Thursday, August 19, 2010
Posted by D. Daniel Sokol
Jorge Padilla (LECG) and Michal Gal (University of Haifa - Law) explain The Follower Phenomenon: Implications for the Design of Monopolization Rules in a Global Economy.
Abstract: Laws are oftentimes modeled, at least in part, on those of jurisdictions with established antitrust regimes, a trend we call “the follower phenomenon.” Follower behavior might involve a transplant of a legal rule, its interpretation, or both.
This article analyzes the main causes of the follower phenomenon in antitrust and its welfare effects, both on the following jurisdiction and on the followed one. It argues that the proliferation of one's antitrust prohibitions can sometimes act as a boomerang, negatively affecting the welfare of the followed jurisdiction as well as third jurisdictions. This boomerang effect can result from three main causes: (a) the limited ability of the followed jurisdiction's domestic firms to monopolize or cartelize foreign markets due to stricter antitrust policies of the following jurisdiction based on a correct following of the followed jurisdiction’s antitrust prohibitions; (b) the abandonment of neutral or procompetitive conduct by firms based in the followed jurisdiction (or trading in it) due, for example, to increased costs resulting from parallel and often similar regulation in several following jurisdictions; and (c) negative externalities resulting from increased error costs due, for example, to the misapplication of the followed jurisdiction's complex rules in following jurisdictions with limited institutional capabilities.

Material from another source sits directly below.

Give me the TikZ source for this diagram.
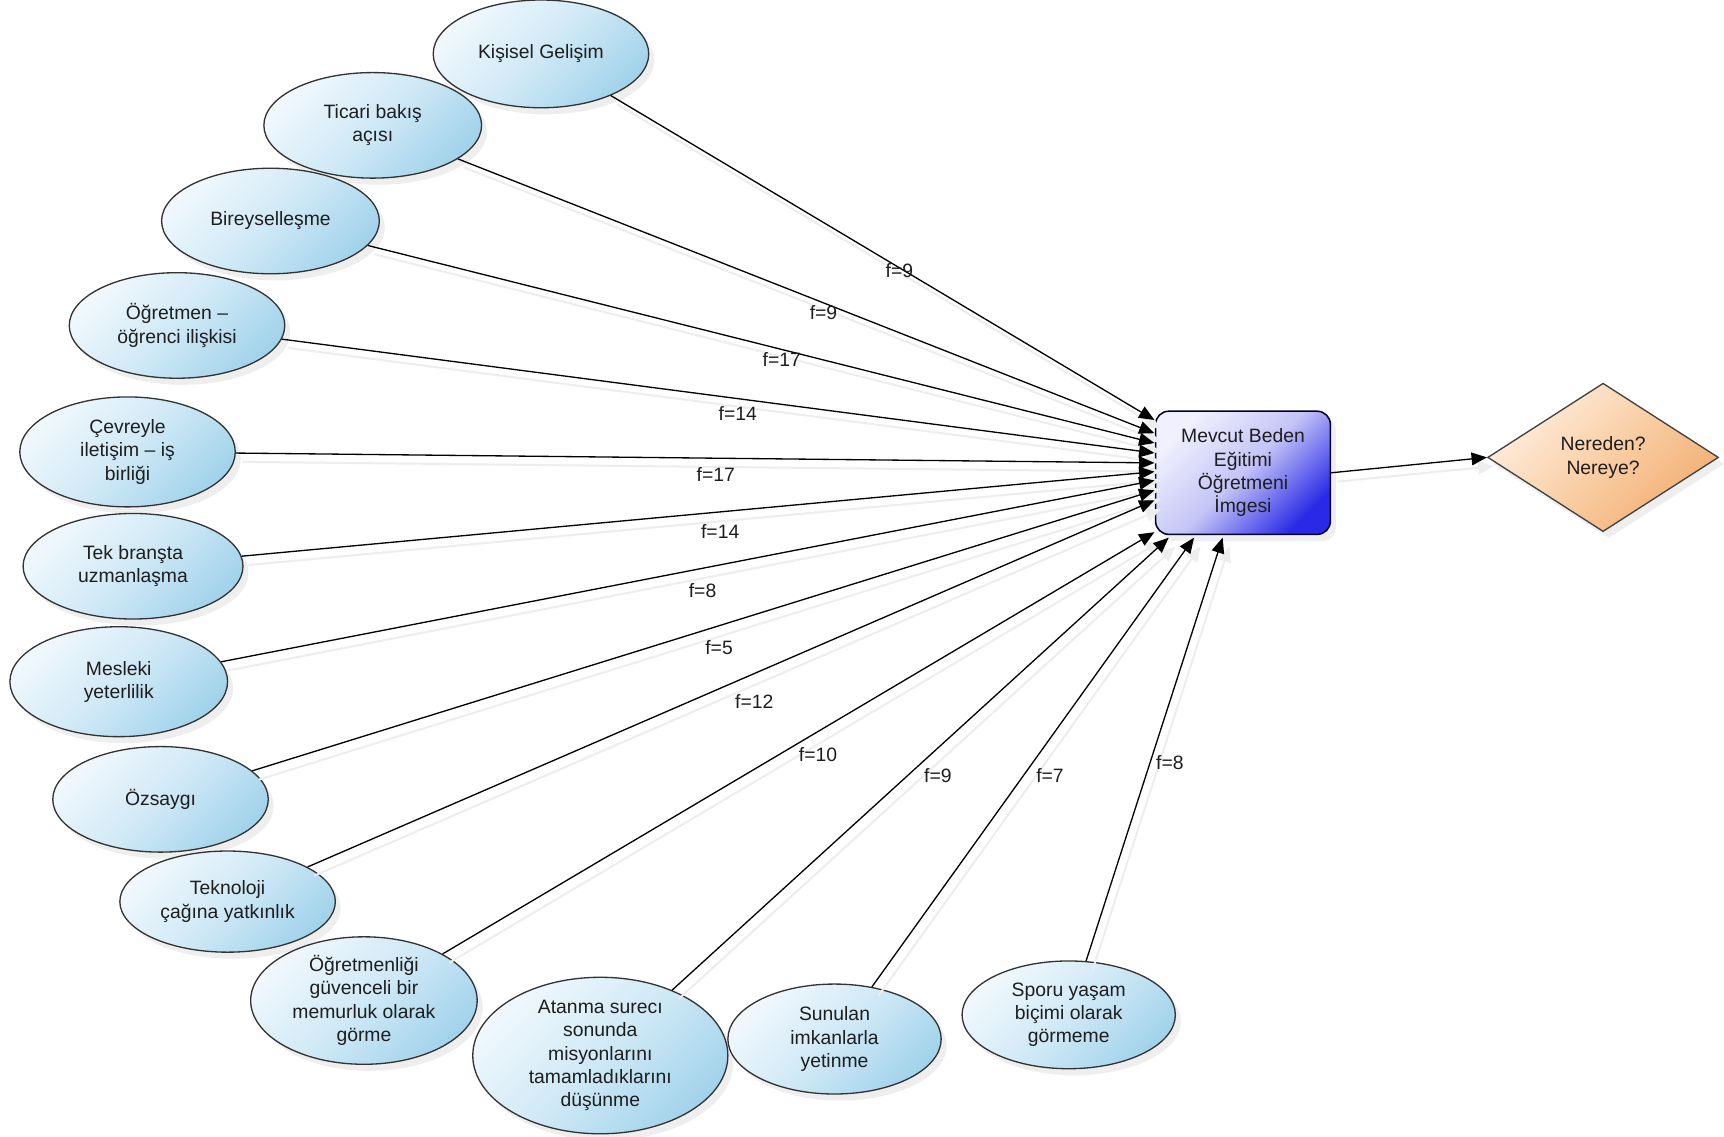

Based on the above findings, we then propose ways for the followed jurisdiction, as well as for other jurisdictions, to increase the positive externalities and limit the negative externalities resulting from the follower phenomenon. We suggest that under certain circumstances the followed jurisdiction could anticipate the follower phenomenon and modify its choice of optimal rule to account for the boomerang effect. Less extreme methods are also explored, such as aiding and directing less experienced jurisdictions in the correct application of their antitrust laws.